Он задумался, возвращаясь далеко назад в своей памяти.

— Я помню, что кое-кто из моих однокашников пошел в науку — в биологию, физику. Нет сомнений, они внесли немалый вклад в патриотическое смертоубийство со всех сторон. Но, как видите, мир потихоньку тащится и дальше. Абраксас не всемогущ, как и его последователи.

— Но вы должны признать, — гнул свое я, — что каждый раз мы все ближе и ближе подходим к краю пропасти.

— Да. Но пока еще край достаточно далеко.

— Далеко? А вы слышали о бомбе — о водородной бомбе?

— Водородной? Мне казалось — об атомной. Как в «Хиросима, любовь моя» {376} . Неужели тогда был уничтожен целый город?

— Вы здорово отстали. Водородная бомба в миллионы раз мощнее.

— В миллионы? — Это его поразило, — Да…

— А ядовитые вещества, микробы. Вы не верите, что существуют маленькие злобные гении из сирот, которые сидят себе в лабораториях по всему миру и разрабатывают яды посильнее?

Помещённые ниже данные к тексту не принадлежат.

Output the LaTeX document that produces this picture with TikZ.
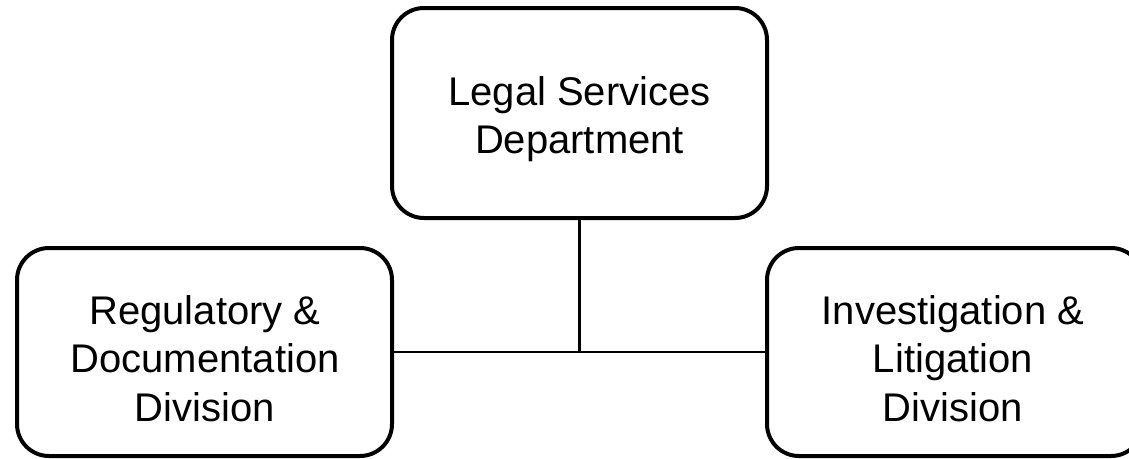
\documentclass[tikz,border=0pt]{standalone}
\usepackage{fontspec}
\setmainfont{Liberation Sans}
\begin{document}
\begin{tikzpicture}[x=1pt,y=-1pt,
  unitbox/.style={draw=black, line width=4pt, rounded corners=32pt,
    rectangle, inner sep=0pt},
  unittext/.style={anchor=north, align=center, inner sep=0pt, text=black,
    font=\fontsize{40}{48.5}\selectfont},
  link/.style={draw=black, line width=2.5pt}]
  \useasboundingbox (0,0) rectangle (1129,458);
  % department and its two divisions
  \node[unitbox, minimum width=375pt, minimum height=210pt] (dept) at (579.5,113) {};
  \node[unitbox, minimum width=375pt, minimum height=208pt] (reg) at (204.5,352) {};
  \node[unitbox, minimum width=376pt, minimum height=208pt] (inv) at (955,352) {};
  % their titles
  \node[unittext, font=\fontsize{40}{48}\selectfont] (dept-title) at (579.5,76)
    {Legal Services\\Department};
  \node[unittext] (reg-title) at (205,295)
    {Regulatory \&\\Documentation\\Division};
  \node[unittext] (inv-title) at (953,295)
    {Investigation \&\\Litigation\\Division};
  % reporting lines
  \draw[link] (reg.east) -- (inv.west);
  \draw[link] (dept.south) -- (dept.south |- reg.east);
\end{tikzpicture}
\end{document}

— Да-да, микробы, — Его глаза задумчиво сузились, — Я помню… — Он приложил пальцы сведенных ладоней к верхней губе и погрузился в далекие воспоминания, — Я помню, был какой-то разговор на эту тему много лет назад. Брат Маркион говорил мне об этом в школе святого Иакова. Болезнь, которая сделает сексуальные отношения — я говорю о совокуплении — абсолютно смертельными. Совершенный Liebestod [61] {377} . Брата Маркиона эта идея очень вдохновила. Как вам известно, наша вера с большим предубеждением относится к человеческой похоти. Среди нас всегда находились непримиримые, которые призывали следовать примеру Оригена {378} .— Увидев, что я не понимаю, он пояснил: — Кастрация всех мужчин, принадлежащих к церкви. В буквальном значении этого слова, никакого фигурального смысла. К счастью, число таких экстремистов невелико, намного больше тех, кто признает, что орден, состоящий из одних тучных теноров, вряд ли останется незамеченным в обществе. Но эти фанатики тем не менее упорствуют в своих намерениях. Этот Бикс, о котором вы мне рассказывали, он, кажется, и принадлежит к числу таких изуверов. Для них изобрести какой-нибудь антилюбовный микроб и запустить его в мир… это вполне приемлемо. Дай им возможность выбирать, они бы остановились на этом: безбрачие или верная смерть.